On systems (and file systems) supporting the SEEK_HOLE lseek flag (like your Ubuntu 12.04 on ext4 would) and assuming the value for SEEK_HOLE is 4 as it is on Linux:

if perl -le 'seek STDIN,0,4;$p=tell STDIN;
   seek STDIN,0,2; exit 1 if $p == tell STDIN'< the-file; then
  echo the-file is sparse
else
  echo the-file is not sparse
fi

That shell syntax is POSIX. The non-portable stuff in it are perl and that SEEK_HOLE.

lseek(SEEK_HOLE) seeks to the start of the first hole in the file, or the end of the file if no hole is found.

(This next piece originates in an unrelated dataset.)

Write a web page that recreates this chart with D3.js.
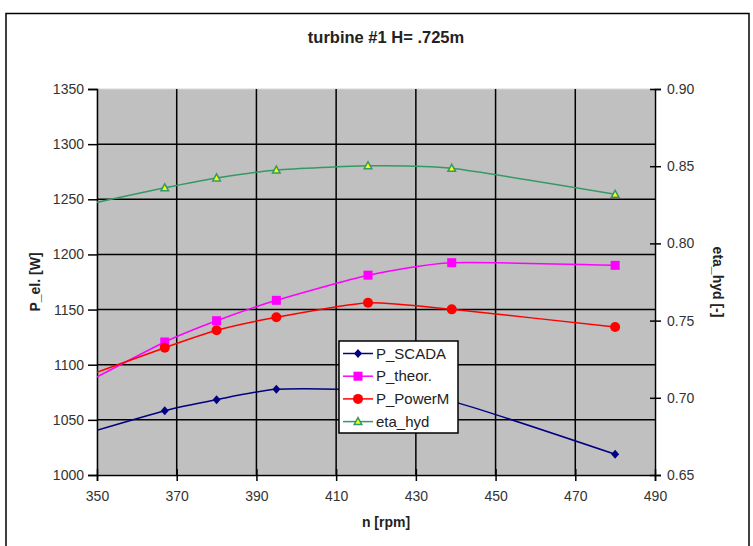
<!DOCTYPE html>
<html>
<head>
<meta charset="utf-8">
<script src="https://cdn.jsdelivr.net/npm/d3@7/dist/d3.min.js"></script>
<style>
  html, body { margin: 0; padding: 0; background: #fff; }
  svg { display: block; font-family: "Liberation Sans", Arial, sans-serif; }
</style>
</head>
<body>
<svg id="chart" width="753" height="546"></svg>
<script>
// Turbine #1 measurements: speed vs. electrical power and hydraulic efficiency
const speed      = [340, 367, 380, 395, 418, 439, 480];
const pScada     = [1030, 1058.3, 1068.3, 1077.7, 1077, 1067, 1018.8];
const pTheor     = [1070, 1120.6, 1139.9, 1158.4, 1181.2, 1192.5, 1190.1];
const pPowerM    = [1080, 1115.4, 1131.2, 1143, 1156.2, 1150.2, 1134.2];
const etaHyd     = [0.821, 0.836, 0.8424, 0.8475, 0.8503, 0.8486, 0.8318];

const xTicks     = [350, 370, 390, 410, 430, 450, 470, 490];
const yTicks     = [1000, 1050, 1100, 1150, 1200, 1250, 1300, 1350];
const y2Ticks    = [0.65, 0.70, 0.75, 0.80, 0.85, 0.90];

const seriesNames = ["P_SCADA", "P_theor.", "P_PowerM", "eta_hyd"];

const svg = d3.select("#chart");
const pLeft = 97, pRight = 655, pTop = 89, pBottom = 475;

const x  = d3.scaleLinear().domain([350, 490]).range([pLeft, pRight]);
const y  = d3.scaleLinear().domain([1000, 1350]).range([pBottom, pTop]);
const y2 = d3.scaleLinear().domain([0.65, 0.90]).range([pBottom, pTop]);

// outer frame
svg.append("rect").attr("x", 6).attr("y", 13.5).attr("width", 743).attr("height", 545)
  .attr("fill", "#fff").attr("stroke", "#000").attr("stroke-width", 1.5);

// title
svg.append("text").attr("x", 386).attr("y", 43).attr("text-anchor", "middle")
  .attr("font-size", 16.5).attr("font-weight", "bold").attr("fill", "#222")
  .text("turbine #1 H= .725m");

// plot area
svg.append("rect").attr("x", pLeft).attr("y", pTop).attr("width", pRight - pLeft).attr("height", pBottom - pTop)
  .attr("fill", "#c0c0c0").attr("stroke", "#d8d8d8").attr("stroke-width", 1);

svg.append("defs").append("clipPath").attr("id", "plotClip")
  .append("rect").attr("x", pLeft).attr("y", pTop).attr("width", pRight - pLeft).attr("height", pBottom - pTop);

// grid
const grid = svg.append("g").attr("stroke", "#000").attr("stroke-width", 1.5);
grid.selectAll("line.v").data(xTicks.slice(1, -1)).join("line").attr("class", "v")
  .attr("x1", d => x(d)).attr("x2", d => x(d)).attr("y1", pTop).attr("y2", pBottom);
grid.selectAll("line.h").data(yTicks.slice(1, -1)).join("line").attr("class", "h")
  .attr("x1", pLeft).attr("x2", pRight).attr("y1", d => y(d)).attr("y2", d => y(d));

// axes
const fmt2 = d3.format(".2f");
const xAxis = svg.append("g").attr("transform", `translate(0,${pBottom})`)
  .call(d3.axisBottom(x).tickValues(xTicks).tickSize(6).tickPadding(10).tickFormat(d3.format("d")));
xAxis.selectAll(".tick line").attr("y1", -6);
const yAxis = svg.append("g").attr("transform", `translate(${pLeft},0)`)
  .call(d3.axisLeft(y).tickValues(yTicks).tickSize(9).tickPadding(4).tickFormat(d3.format("d")));
const y2Axis = svg.append("g").attr("transform", `translate(${pRight},0)`)
  .call(d3.axisRight(y2).tickValues(y2Ticks).tickSize(6).tickPadding(6).tickFormat(fmt2));
y2Axis.selectAll(".tick line").attr("x1", -5);
[xAxis, yAxis, y2Axis].forEach(a => {
  a.select(".domain").attr("stroke", "#000").attr("stroke-width", 1.5);
  a.selectAll(".tick line").attr("stroke", "#000").attr("stroke-width", 1.5);
  a.selectAll(".tick text").attr("font-size", 14).attr("fill", "#333")
    .attr("font-family", "'Liberation Sans', Arial, sans-serif");
});

// axis titles
svg.append("text").attr("x", 386).attr("y", 527).attr("text-anchor", "middle")
  .attr("font-size", 14).attr("font-weight", "bold").attr("fill", "#222").text("n [rpm]");
svg.append("text").attr("transform", `translate(40,${(pTop + pBottom) / 2}) rotate(-90)`)
  .attr("text-anchor", "middle").attr("font-size", 14).attr("font-weight", "bold").attr("fill", "#222")
  .text("P_el. [W]");
svg.append("text").attr("transform", `translate(713,${(pTop + pBottom) / 2}) rotate(90)`)
  .attr("text-anchor", "middle").attr("font-size", 14).attr("font-weight", "bold").attr("fill", "#222")
  .text("eta_hyd [-]");

// series
const series = [
  { name: seriesNames[0], values: pScada,  scale: y,  color: "#000080", marker: "diamond" },
  { name: seriesNames[1], values: pTheor,  scale: y,  color: "#ff00ff", marker: "square" },
  { name: seriesNames[2], values: pPowerM, scale: y,  color: "#ff0000", marker: "circle" },
  { name: seriesNames[3], values: etaHyd,  scale: y2, color: "#339966", marker: "triangle" }
];

function drawMarker(g, type, color, cx, cy) {
  if (type === "diamond") {
    g.append("path").attr("d", `M${cx},${cy - 4.5}L${cx + 4},${cy}L${cx},${cy + 4.5}L${cx - 4},${cy}Z`)
      .attr("fill", color);
  } else if (type === "square") {
    g.append("rect").attr("x", cx - 4.5).attr("y", cy - 4.5).attr("width", 9).attr("height", 9)
      .attr("fill", color);
  } else if (type === "circle") {
    g.append("circle").attr("cx", cx).attr("cy", cy).attr("r", 5).attr("fill", color);
  } else {
    g.append("path").attr("d", `M${cx},${cy - 4}L${cx + 3.8},${cy + 3}L${cx - 3.8},${cy + 3}Z`)
      .attr("fill", "#ffff00").attr("stroke", color).attr("stroke-width", 1.5);
  }
}

const plot = svg.append("g").attr("clip-path", "url(#plotClip)");
series.forEach(s => {
  const line = d3.line().x((d, i) => x(speed[i])).y(d => s.scale(d)).curve(d3.curveCardinal.tension(0.4));
  plot.append("path").datum(s.values).attr("d", line)
    .attr("fill", "none").attr("stroke", s.color).attr("stroke-width", 1.5);
});
series.forEach(s => {
  const g = plot.append("g");
  s.values.forEach((v, i) => drawMarker(g, s.marker, s.color, x(speed[i]), s.scale(v)));
});

// legend
const lg = svg.append("g");
lg.append("rect").attr("x", 339).attr("y", 341).attr("width", 119).attr("height", 92)
  .attr("fill", "#fff").attr("stroke", "#000").attr("stroke-width", 1.5);
series.forEach((s, i) => {
  const cy = 353.5 + i * 22.7;
  lg.append("line").attr("x1", 343).attr("x2", 373).attr("y1", cy).attr("y2", cy)
    .attr("stroke", s.color).attr("stroke-width", 1.5);
  drawMarker(lg, s.marker, s.color, 358, cy);
  lg.append("text").attr("x", 376).attr("y", cy + 5).attr("font-size", 15).attr("fill", "#222")
    .text(s.name);
});
</script>
</body>
</html>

Above we know the file is not sparse when the lseek(SEEK_HOLE) takes us to the end of the file (to the same place as lseek(SEEK_END)).

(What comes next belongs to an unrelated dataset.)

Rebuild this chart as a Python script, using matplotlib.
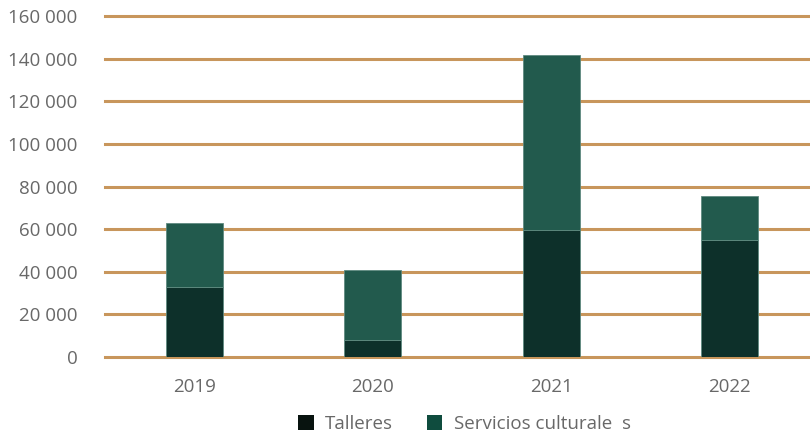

If you want to list the sparse files:

find . -type f ! -size 0 -exec perl -le 'for(@ARGV){open(A,"<",$_)or
  next;seek A,0,4;$p=tell A;seek A,0,2;print if$p!=tell A;close A}' {} +

The GNU find (since version 4.3.3) has -printf %S to report the sparseness of a file. It takes the same approach as frostschutz' answer in that it takes the ratio of disk usage vs file size, so is not guaranteed to report all sparse files (like when there's compression at filesystem level or where the space saved by the holes doesn't compensate for the filesystem infrastructure overhead or large extended attributes), but would work on systems that don't have SEEK_HOLE or file systems where SEEK_HOLE is not implemented. Here with GNU tools:

find . -type f ! -size 0 -printf '%S:%p\0' |
  awk -v RS='\0' -F : '$1 < 1 {sub(/^[^:]*:/, ""); print}'

(note that an earlier version of this answer didn't work properly when find expressed the sparseness as for instance 3.2e-05. Thanks to @flashydave's answer for bringing it to my attention)

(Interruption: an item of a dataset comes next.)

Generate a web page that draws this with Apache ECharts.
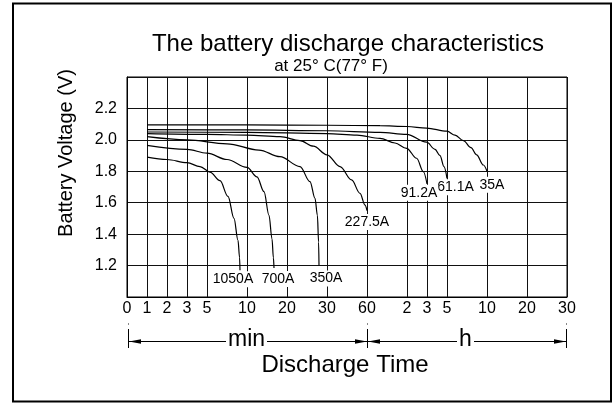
<!DOCTYPE html>
<html>
<head>
<meta charset="utf-8">
<script src="https://cdn.jsdelivr.net/npm/echarts@6/dist/echarts.min.js"></script>
<style>html,body{margin:0;padding:0;background:#fff;}#c{width:616px;height:405px;}</style>
</head>
<body>
<div id="c"></div>
<script>
// ---- data ----
const xTickPos = [0, 1, 2, 3, 4, 6, 8, 10, 12, 14, 15, 16, 18, 20, 22];
const xTickLabels = ['0', '1', '2', '3', '5', '10', '20', '30', '60', '2', '3', '5', '10', '20', '30'];
const curveNames = ['35A', '61.1A', '91.2A', '227.5A', '350A', '700A', '1050A'];
const c35A = [[1,2.095],[6,2.095],[10,2.093],[12.65,2.09],[14,2.085],[14.98,2.075],[16,2.055],[16.4,2.03],[16.82,1.995],[17.2,1.95],[17.48,1.905],[17.82,1.84],[18,1.80]];
const c61A = [[1,2.065],[6,2.063],[10,2.058],[12.65,2.048],[13.98,2.035],[14.98,1.985],[15.4,1.94],[15.65,1.90],[15.85,1.83],[16,1.755]];
const c91A = [[1,2.05],[6,2.048],[10,2.04],[11.5,2.03],[12.65,2.01],[13.4,1.98],[13.98,1.946],[14.48,1.883],[14.82,1.797],[15,1.72]];
const c227A = [[1,2.04],[4,2.035],[6,2.03],[7.65,2.02],[8.65,1.995],[9.32,1.96],[10,1.905],[10.65,1.83],[11.23,1.745],[11.65,1.66],[11.9,1.585],[12,1.55]];
const c350A = [[1,2.02],[3,2.0],[5,1.975],[6.6,1.935],[7.65,1.893],[8.65,1.83],[9.15,1.734],[9.4,1.628],[9.52,1.52],[9.58,1.35],[9.6,1.20]];
const c700A = [[1,1.965],[3,1.94],[4,1.915],[5,1.875],[6,1.825],[6.5,1.765],[6.85,1.67],[7.1,1.52],[7.25,1.37],[7.32,1.25],[7.35,1.185]];
const c1050A = [[1,1.89],[2,1.875],[3,1.855],[3.65,1.83],[4.15,1.795],[4.65,1.74],[5.05,1.64],[5.35,1.50],[5.55,1.36],[5.63,1.25],[5.65,1.17]];
const curves = [c35A, c61A, c91A, c227A, c350A, c700A, c1050A];

// label offsets (style only)
const labelOffsets = [[5,13.5],[8.5,9],[-8,9],[0,11.5],[7,13],[4,11],[-7,9]];

const FONT = '"Liberation Sans", Arial, sans-serif';
const chart = echarts.init(document.getElementById('c'), null, {renderer: 'canvas'});

const series = curves.map((pts, i) => ({
  type: 'line',
  name: curveNames[i],
  data: pts,
  smooth: 0.35,
  smoothMonotone: 'x',
  showSymbol: false,
  silent: true,
  lineStyle: {color: '#000', width: 1.2},
  z: 3,
  markPoint: {
    symbol: 'circle',
    symbolSize: 0.1,
    silent: true,
    itemStyle: {color: 'rgba(0,0,0,0)'},
    label: {
      show: true,
      position: 'inside',
      offset: labelOffsets[i],
      formatter: () => curveNames[i],
      color: '#000',
      fontSize: 14,
      fontFamily: FONT,
      backgroundColor: '#fff',
      padding: [1, 1]
    },
    data: [{coord: pts[pts.length - 1]}]
  }
}));

function txt(x, y, text, size, extra) {
  return Object.assign({
    type: 'text', x: x, y: y, silent: true,
    style: {text: text, fontSize: size, fontFamily: FONT, fill: '#000', align: 'center', verticalAlign: 'middle'}
  }, extra || {});
}
function ln(x1, y1, x2, y2, w, c) {
  return {type: 'line', silent: true, shape: {x1: x1, y1: y1, x2: x2, y2: y2}, style: {stroke: c || '#000', lineWidth: w || 1}};
}
function tri(pts) {
  return {type: 'polygon', silent: true, shape: {points: pts}, style: {fill: '#000'}};
}
const ay = 341.5;

const option = {
  animation: false,
  backgroundColor: '#fff',
  grid: {left: 127, top: 77, width: 440, height: 220, show: true, borderColor: '#000', borderWidth: 1, backgroundColor: 'transparent'},
  xAxis: {
    type: 'value', min: 0, max: 22,
    axisLine: {show: true, lineStyle: {color: '#000', width: 1}},
    axisTick: {show: false, customValues: xTickPos},
    axisLabel: {
      customValues: xTickPos,
      formatter: v => { const k = xTickPos.indexOf(v); return k >= 0 ? xTickLabels[k] : ''; },
      color: '#000', fontSize: 16, fontFamily: FONT, margin: 4
    },
    splitLine: {show: true, lineStyle: {color: '#111', width: 1}}
  },
  yAxis: {
    type: 'value', min: 1.0, max: 2.4, interval: 0.2,
    axisLine: {show: true, lineStyle: {color: '#000', width: 1}},
    axisTick: {show: false},
    axisLabel: {
      formatter: v => (v > 1.05 && v < 2.35) ? v.toFixed(1) : '',
      color: '#000', fontSize: 16, fontFamily: FONT, margin: 10
    },
    splitLine: {show: true, lineStyle: {color: '#111', width: 1}}
  },
  series: series,
  graphic: [
    {type: 'rect', silent: true, shape: {x: 13, y: 3.5, width: 598, height: 398}, style: {fill: 'none', stroke: '#000', lineWidth: 2}},
    txt(348, 44, 'The battery discharge characteristics', 24),
    txt(331, 66, 'at 25° C(77° F)', 17),
    txt(66, 153, 'Battery Voltage (V)', 20, {rotation: Math.PI / 2}),
    txt(246.5, 340, 'min', 23),
    txt(465.5, 340, 'h', 23),
    txt(345, 365, 'Discharge Time', 24),
    ln(128, ay, 226, ay), ln(267, ay, 367, ay),
    ln(367, ay, 457, ay), ln(474, ay, 567, ay),
    ln(128.5, 329, 128.5, 348), ln(367.5, 329, 367.5, 348), ln(566.5, 329, 566.5, 348),
    ln(128.5, 323, 128.5, 325, 1, '#888'), ln(367.5, 323, 367.5, 325, 1, '#888'), ln(566.5, 323, 566.5, 325, 1, '#888'),
    tri([[129, ay], [141, ay - 2.2], [141, ay + 2.2]]),
    tri([[367, ay], [355, ay - 2.2], [355, ay + 2.2]]),
    tri([[368, ay], [380, ay - 2.2], [380, ay + 2.2]]),
    tri([[566, ay], [554, ay - 2.2], [554, ay + 2.2]])
  ]
};
chart.setOption(option);
</script>
</body>
</html>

A file is usually sparse when the number of allocated blocks is smaller than the file size (here using GNU stat as found on Ubuntu, but beware other systems may have incompatible implementations of stat).

if [ "$((`stat -c '%b*%B-%s' -- "$file"`))" -lt 0 ]
then
    echo "$file" is sparse
else
    echo "$file" is not sparse
fi

Variant with find: (stolen from Stephane)

find . -type f ! -size 0 -exec bash -c '
    for f do
        [ "$((`stat -c "%b*%B-%s" -- "$f"`))" -lt 0 ] && printf "%s\n" "$f";
    done' {} +

You'd usually put this in a shell script instead, then exec the shell script.

find . -type f ! -size 0 -exec ./sparsetest.sh {} +

Stephane Chazelas answer above doesn't take into account the fact that some sparse files with the find %S parameter report the ratio as floating point numbers like

9.31323e-09:./somedir/sparsefile.bin

These can be found in addition with

find . -type f ! -size 0 -printf '%S:%p\0' |
   sed -zn '/^\(0[^:]*:\)\|\([0-9.]\+e-.*:\)/p' |
   tr '\0' '\n'